Eggert Magnusson is the new chairman of West Ham and he celebrated with a winning start against Sheffield United, doing a little dance on the sideline. Magnusson’s takeover has met with universal approval from fans, football pundits, and the media. He has been welcomed by Alan Pardew and his players. In fact, Magnusson’s ownership is a poke in the eye for Sepp Blatter who had singled out the West Ham buyout as an example of his concern at foreign investors taking over with little interest in developing the game.
Moreover, Magnusson’s relationship with Bjorgflur Gudmundsson, the Icelandic billionaire behind the takeover, seems perfectly transparent compared to the Media Sports Investment (MSI) bid. MSI’s public face is Kia Joorbachian but MSI is owned by Badri Patarkatsishvili, a business partner of Boris Berezovsky, the Russian oligarch in exile in the UK. Both Patarkatsishvili and Berezovsky are wanted criminals for charges ranging from tax evasion to murder. The transfer of Carlos Tevez and Javier Mascherano to West Ham seems to bear the imprint of Berezovsky who exerts a secretive control over MSI.

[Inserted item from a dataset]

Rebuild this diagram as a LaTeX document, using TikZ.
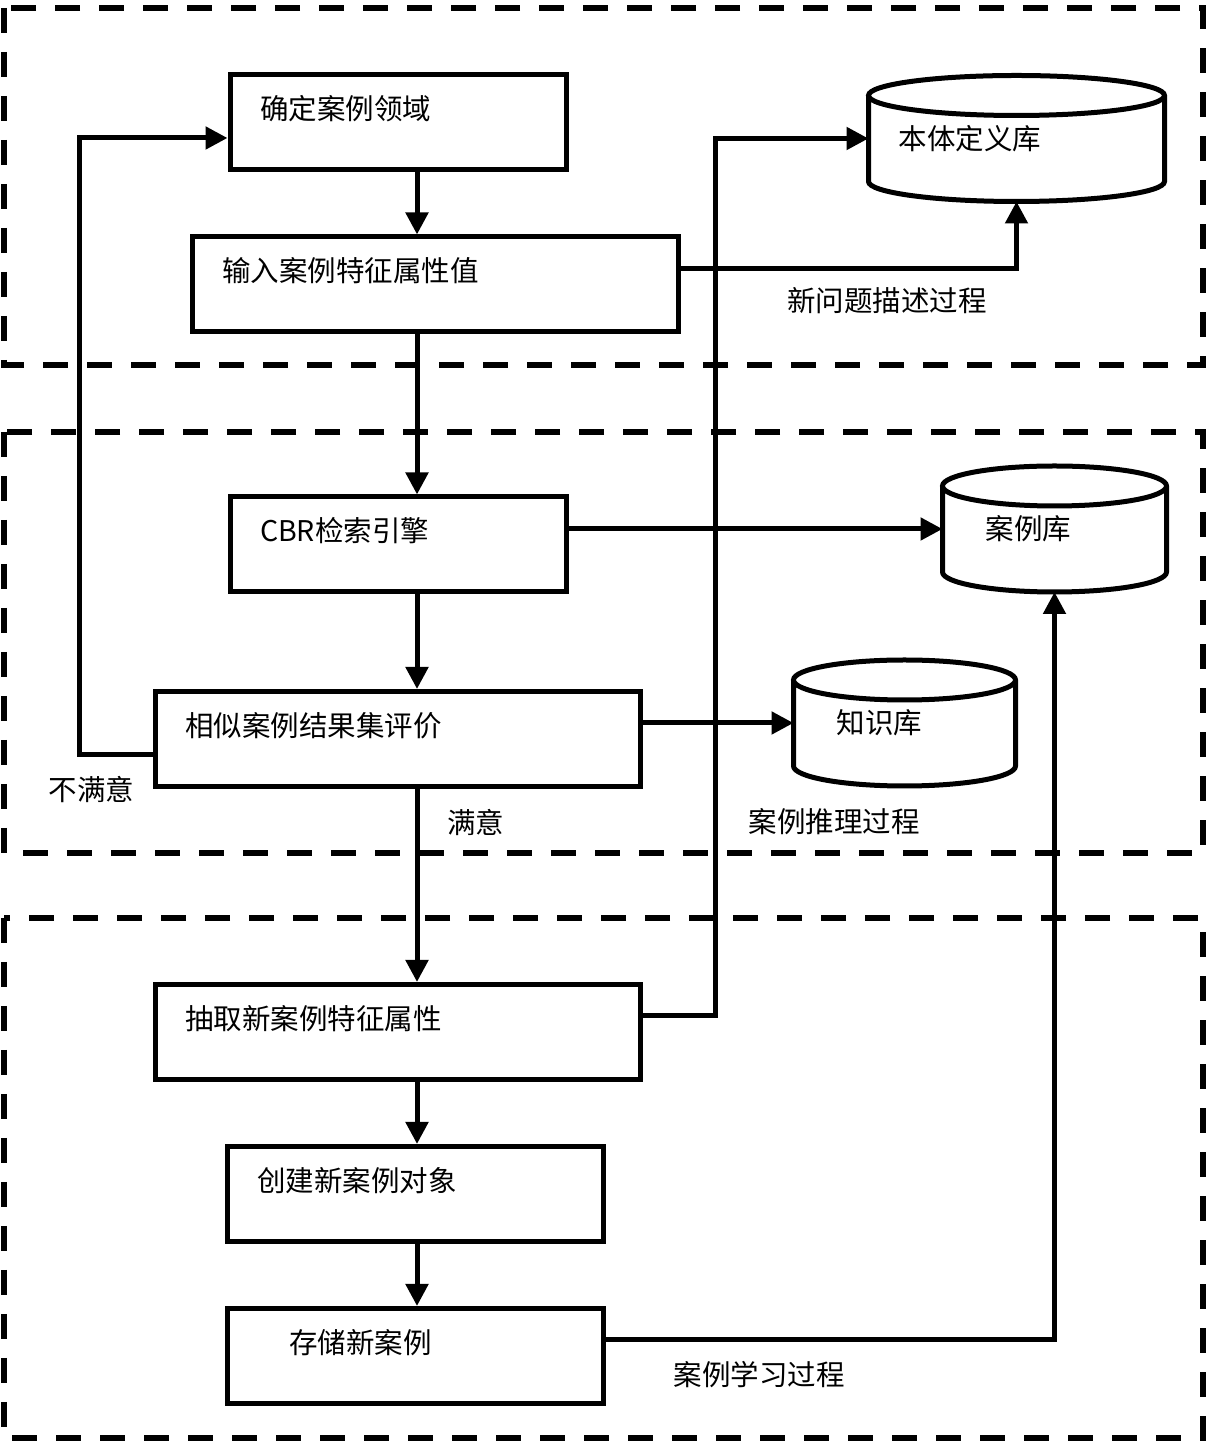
\documentclass[tikz,border=0pt]{standalone}
\usepackage{fontspec}
\setmainfont{Noto Sans CJK SC}
\usetikzlibrary{arrows.meta, calc}
\tikzset{
  process/.style={rectangle, draw=black, line width=5pt, inner xsep=30pt, inner ysep=0pt,
    text height=45pt, text depth=50pt, align=left, text width=#1},
  database/.style 2 args={rectangle, inner xsep=#2, inner ysep=0pt, outer sep=0pt,
    minimum height=126pt, align=left, text width=#1},
  flow/.style={line width=5pt, -{Triangle[length=22pt, width=22pt]}},
  link/.style={line width=5pt},
  region/.style={line width=6pt, dash pattern=on 25pt off 19pt},
  note/.style={inner sep=0pt}
}
% cylinder round a database node, #2 = half width
\newcommand{\drawdb}[2]{%
  \draw[link] ($(#1.north)+(0,-20)$) ellipse [x radius=#2, y radius=20]
    ($(#1.north west)+(0,-20)$) -- ($(#1.south west)+(0,20)$)
    arc [start angle=180, end angle=360, x radius=#2, y radius=20]
    -- ($(#1.north east)+(0,-20)$);
}

\begin{document}
\begin{tikzpicture}[x=1pt, y=1pt, font=\fontsize{28.5}{34}\selectfont]
      \useasboundingbox (0,0) rectangle (1211,1444);

      % three stages
      \draw[region] (4,1436) rectangle (1203,1079);
      \draw[region] (4,1012) rectangle (1203,591);
      \draw[region] (4,526) rectangle (1203,6);

      \coordinate (spine) at (417,0);
      \node[process=276pt](confirm) at (398,1322){确定案例领域};
      \node[process=426pt](input) at (435,1159.5){输入案例特征属性值};
      \node[process=276pt](cbr) at (398,899.5){CBR检索引擎};
      \node[process=425pt](similar) at (397.5,705){相似案例结果集评价};
      \node[process=425pt](extract) at (397.5,412){抽取新案例特征属性};
      \node[process=316pt](create) at (415,250){创建新案例对象};
      \node[process=316pt](store) at (415,88){\hspace*{32pt}存储新案例};

      \node[database={236pt}{30pt}](onto) at (1016.5,1305.5){本体定义库};
      \node[database={138pt}{43pt}](case) at (1054.5,915){案例库};
      \node[database={136pt}{43pt}](know) at (904.5,721){知识库};
      \drawdb{onto}{148}
      \drawdb{case}{112}
      \drawdb{know}{111}

      \draw[flow](confirm.south -| spine)--(input.north -| spine);
      \draw[flow](input.south -| spine)--(cbr.north -| spine);
      \draw[flow](cbr.south -| spine)--(similar.north -| spine);
      \draw[flow](similar.south -| spine)--(extract.north -| spine);
      \draw[flow](extract.south -| spine)--(create.north -| spine);
      \draw[flow](create.south -| spine)--(store.north -| spine);

      \draw[flow]([yshift=-16pt]similar.west)--++(-73,0)|-([yshift=-16pt]confirm.west);
      \draw[flow]([yshift=16pt]input.east)-|(onto.south);
      \draw[flow]([yshift=16pt]extract.east)--++(73,0)|-(onto.west);
      \draw[flow](cbr.east |- case.west)--(case.west);
      \draw[flow](similar.east |- know.west)--(know.west);
      \draw[flow]([yshift=16pt]store.east)-|(case.south);

      \node[note](newdesc) at (887,1143){新问题描述过程};
      \node[note](unsat) at (91.5,654){不满意};
      \node[note](sat) at (475.5,622){满意};
      \node[note](reason) at (834,622){案例推理过程};
      \node[note](learn) at (759,69){案例学习过程};
    \end{tikzpicture}
\end{document}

The death of former KGB spy, Alexander Litvininko, an associate of Boris Berezovsky, in a London hospital by polonium poisoning, and whose deathbed statement accused Russian president Vladimir Putin of ordering the poisoning has led to a very tense diplomatic dance between the British and Russian government. The Russian government has been quick to counter by issuing a statement “If you ask the question who had the most to gain from all this, the answer can only be Berezovsky, a man who by his own admission is out on a campaign to discredit Putin and the Kremlin.”
The matter is sensitive enough to suspend all dealings with MSI, till an investigation sheds light into who was responsible for the death of Litvininko. Of course, companies like MSI will just move to another turf where they can engage in their practice of third party ownership, the politically correct term for bodyshopping.